Türkiye Cumhuriyeti, finans şirketleri, sıcak para, borsa, vahşi kapitalizm, finans kapitalizmi… Adına ne derseniz deyin, bunlar tarafından işgal edilmiştir. Hem meclisi, hem siyasi partileri, hem ekonomisi, hem borsası hem de halkı pasifiz edilerek Türk milletinin bugünkü bütün hazineleri ve meclisi işgal edilmiştir. Bu hikaye çok uzundur.”
“Petrol Çağı Bitti”
Bir dönem petrolün ve petrol savaşlarının olduğunu belirten Genç şunları dile getirdi:
“Petrole ihtiyacımız bir 30-40 yıl daha var.
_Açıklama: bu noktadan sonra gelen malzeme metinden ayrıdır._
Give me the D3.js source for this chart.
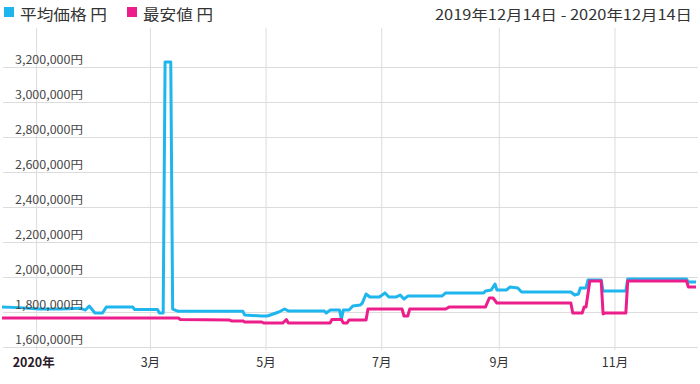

Ama petrol çağı bitti. Yeni bir dünya kuruldu. Yeni kurulan dünyayı size tanıtayım. Cep telefonları, casus yazılımlar, İHA’lar, SİHA’lar, gözetleme kuleleri, sensörler, radarlar, uzaya giden uydular, balistik füzeler, elektrikli arabalar ve bataryayla çalışan herkes… Bütün bu anlattığım yeni teknoloji petrolün yerine geçti. Peki bu teknolojinin ana maddesi nedir? Bu teknolojinin ana maddesi nadir elementler dediğimiz elementlerdir. Yani sizler altını, demiri, bakırı, çinkoyu tanıyorsunuz. Bunlar nadir element değil. Ama grafiti bir kömür türü nadir element. Ama lityum ya da bir mıknatıs bütün bunlar elektrikli arabaların bataryalarında çalışan. Günümüz dünyasında bir insanın teknolojik ihtiyaçları için her yıl 20 ton kaya kırılmak zorunda. Kırılan bu 20 ton kayadan da çıkan maden 1 gram. Şili, Peru, Endonezya, Malezya bunun savaşlarıyla mağlup olmuş durumda. Ama bir tanesi çok zengin. O da Çin.
Avrupa Birliği, yeşiller bu madenler çok zararlı olduğu için bunu çıkaran büyük şirketleri kovmaya başladılar. Ve tabi kovulunca da başlarına bela aldılar. Çin de Moritanya’dan sonra yoksullukta sondan ikinci ülkeydi. Kalkınmayı arıyordu. ‘Bu madenler bizde çok var ama çıkaramıyoruz. Teknolojisini bilmiyoruz’ dedi. Bu kovulan şirketleri çağırdılar. Ama sonra da teknolojisini öğrendiler. Sonra Avrupalılara, Amerika’ya dediler ki ‘Nasılsa dünya ticaret merkezinin hukuki alışverişi var, ben size bu malları satmak zorundayım. Ne kadar Avrupalı, Amerikalı nadir element isterse ben size bunu verebilirim’ dedi. Ve Çin böyle diye diye, bunun zehrine de katlanarak, kitleler halinde insanların ölmesine de göz yumarak kendi içinde, ama 20 yıl sonra madenlerde birinci oldu. Şu anda nadir elementler yüzde 70 Çin’in elinde.”